During July 2003 to September 2004, as Executive Director of RBI, she was responsible for the Bank Regulation and Supervision department till February 2004, among others. She was elevated to the position of Deputy Governor in September 2004. During her tenure, she was involved in reforms in forex regulations and market development. She served in this position until June 2011 during which she handled various areas ranging from financial stability, debt management, and foreign exchange reserves management, to management of capital account, financial market regulation, supervision of non-banking finance companies, payments and settlements systems, RBI accounts and the RBI balance sheet.

==Legacy==
Gopinath was known to be a low profile and compassionate Deputy Governor of the RBI. Liquidity management and regulation was her forte and is known to have handled crises including the Kargil conflict of 1999, managing liquidity during the India Millennium Bond redemption in 2000, and the bankruptcy of Lehman brothers in 2008.
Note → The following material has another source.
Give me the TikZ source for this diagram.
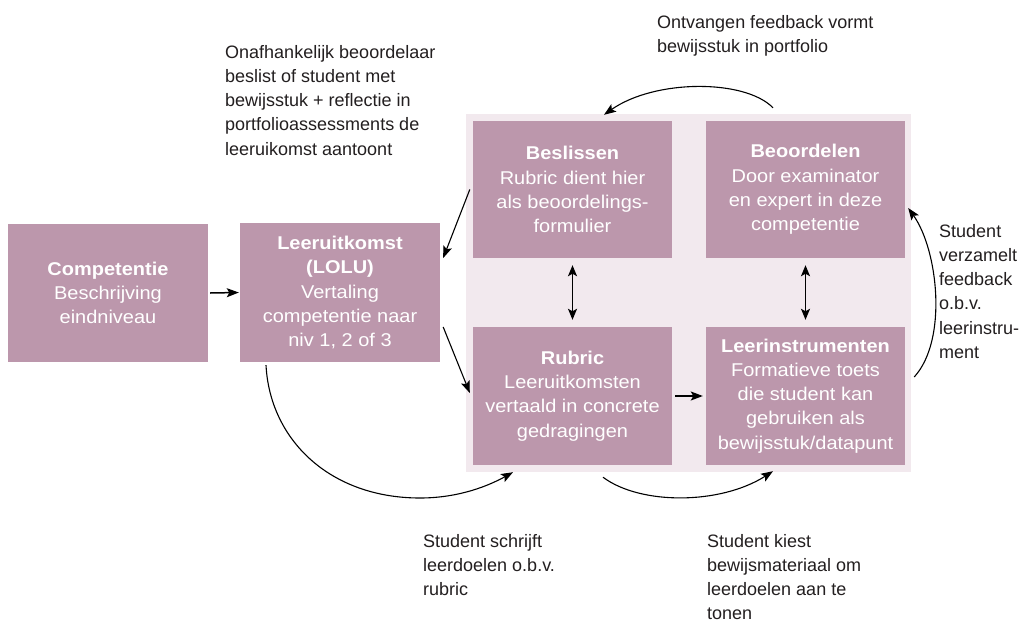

==Role as HDFC Bank Chairperson==
With effect from 2 January 2015, Shyamala Gopinath assumed charge as part-time Non-Executive Chairperson of HDFC Bank for a period of 3 years. She is a member of Audit Committee (Chairperson), Nomination and Remuneration Committee, Risk Policy and Monitoring Committee, Customer Service Committee (Chairperson) and Fraud Monitoring Committee (Chairperson) at the bank.
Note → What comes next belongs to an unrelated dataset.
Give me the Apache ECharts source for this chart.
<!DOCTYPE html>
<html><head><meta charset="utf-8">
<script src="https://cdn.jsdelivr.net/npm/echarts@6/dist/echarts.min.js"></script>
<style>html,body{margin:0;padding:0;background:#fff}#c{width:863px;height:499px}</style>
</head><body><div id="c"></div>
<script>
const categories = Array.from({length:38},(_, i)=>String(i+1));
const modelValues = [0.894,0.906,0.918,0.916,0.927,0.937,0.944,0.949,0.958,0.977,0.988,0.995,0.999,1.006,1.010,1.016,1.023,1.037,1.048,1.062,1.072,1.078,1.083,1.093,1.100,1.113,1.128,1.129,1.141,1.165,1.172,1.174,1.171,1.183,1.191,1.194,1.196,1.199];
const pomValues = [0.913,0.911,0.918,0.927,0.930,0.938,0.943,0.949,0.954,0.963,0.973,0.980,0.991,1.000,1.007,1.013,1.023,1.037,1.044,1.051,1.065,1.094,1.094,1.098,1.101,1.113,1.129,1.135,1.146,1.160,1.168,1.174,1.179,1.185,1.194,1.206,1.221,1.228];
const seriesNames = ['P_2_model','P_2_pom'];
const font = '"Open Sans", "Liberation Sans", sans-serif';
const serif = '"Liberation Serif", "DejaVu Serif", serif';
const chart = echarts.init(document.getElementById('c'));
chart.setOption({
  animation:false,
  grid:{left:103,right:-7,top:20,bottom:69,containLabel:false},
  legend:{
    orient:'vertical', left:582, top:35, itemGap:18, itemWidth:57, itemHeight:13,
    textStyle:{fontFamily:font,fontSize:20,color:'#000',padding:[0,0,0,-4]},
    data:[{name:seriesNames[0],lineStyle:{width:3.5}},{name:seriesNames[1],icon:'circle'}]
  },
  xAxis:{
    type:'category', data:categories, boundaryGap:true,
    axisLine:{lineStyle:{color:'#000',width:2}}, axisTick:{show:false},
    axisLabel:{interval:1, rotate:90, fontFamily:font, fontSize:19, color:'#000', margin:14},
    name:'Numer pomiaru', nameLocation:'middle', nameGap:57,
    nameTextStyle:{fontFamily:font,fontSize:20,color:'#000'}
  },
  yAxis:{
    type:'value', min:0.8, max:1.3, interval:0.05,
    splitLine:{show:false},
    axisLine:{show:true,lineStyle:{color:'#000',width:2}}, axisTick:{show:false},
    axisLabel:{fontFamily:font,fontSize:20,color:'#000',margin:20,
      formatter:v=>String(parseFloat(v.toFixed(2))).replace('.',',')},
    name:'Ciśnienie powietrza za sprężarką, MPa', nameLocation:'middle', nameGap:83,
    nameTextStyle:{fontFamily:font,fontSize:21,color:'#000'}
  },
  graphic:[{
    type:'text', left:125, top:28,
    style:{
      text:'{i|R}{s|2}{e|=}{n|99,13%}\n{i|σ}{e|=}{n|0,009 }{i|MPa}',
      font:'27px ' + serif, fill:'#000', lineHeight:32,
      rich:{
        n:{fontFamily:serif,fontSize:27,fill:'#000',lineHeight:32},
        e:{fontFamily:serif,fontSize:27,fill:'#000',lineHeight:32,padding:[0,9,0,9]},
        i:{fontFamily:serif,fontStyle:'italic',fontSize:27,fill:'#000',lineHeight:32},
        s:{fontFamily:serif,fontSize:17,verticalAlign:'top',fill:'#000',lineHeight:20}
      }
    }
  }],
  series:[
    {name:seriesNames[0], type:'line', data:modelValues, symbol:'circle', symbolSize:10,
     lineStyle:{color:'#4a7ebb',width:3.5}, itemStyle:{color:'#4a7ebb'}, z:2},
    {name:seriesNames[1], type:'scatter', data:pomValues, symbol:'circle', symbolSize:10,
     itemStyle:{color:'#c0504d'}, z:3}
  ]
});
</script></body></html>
==Other Important positions==
- She served on the Boards of State Bank of India Exim bank and National Housing Bank as nominee of Reserve Bank of India during her stint as Deputy Governor, RBI.
- She is Chairperson of the Corporate Bonds and Securitization Advisory Committee of SEBI since July 2011.
- She is a Non-Executive Independent Director of Tata Elxsi Limited since 18 August 2011.
- She served as a Chairperson of the Advisory Board on Bank Commercial and Financial Frauds of the Central Vigilance Commission from 26 March 2012 to 26 March 2014.
- She served as a Chairperson of the Clearing Corporation of India Limited from 25 July 2012 to 25 July 2015.
- She served as a part-time Non Official Independent Director of GAIL (India) Limited from 29 February 2012 to 28 February 2015.
- She served as an Independent Director of E.I.D. - Parry (India) Limited from 30 January 2014 to 5 August 2015.
- She served as an Independent Director of Indian Oil Corporation Limited from 29 March 2012 to 25 June 2015.
- She served as an Independent Director at National Stock Exchange of India Ltd., from January 2012 to February 2014. This raised the question of conflict of interest.
- She was appointed as Independent Non-Executive on the Global Advisory Council of Ernst and Young in September 2011.
- She was appointed as Independent director on the Board of BASF India Limited in 2019.
- She is the Chairperson of Indian Institute of Management Raipur.

==Speeches==
Shyamala Gopinath has given speeches in international and domestic fora. The topics range from approach to capital account management, centrality of banks in the financial system, macro prudential approach to regulation, over-the-counter derivative markets in India, pursuit of complete markets, changing dynamics of legal risks in the financial sector, technology in banks, retail payment systems and lessons for financial policy-making, among others.

==Interests==
Gopinath has often expressed her keen interest in Carnatic Music, though she never aspired to be a singer.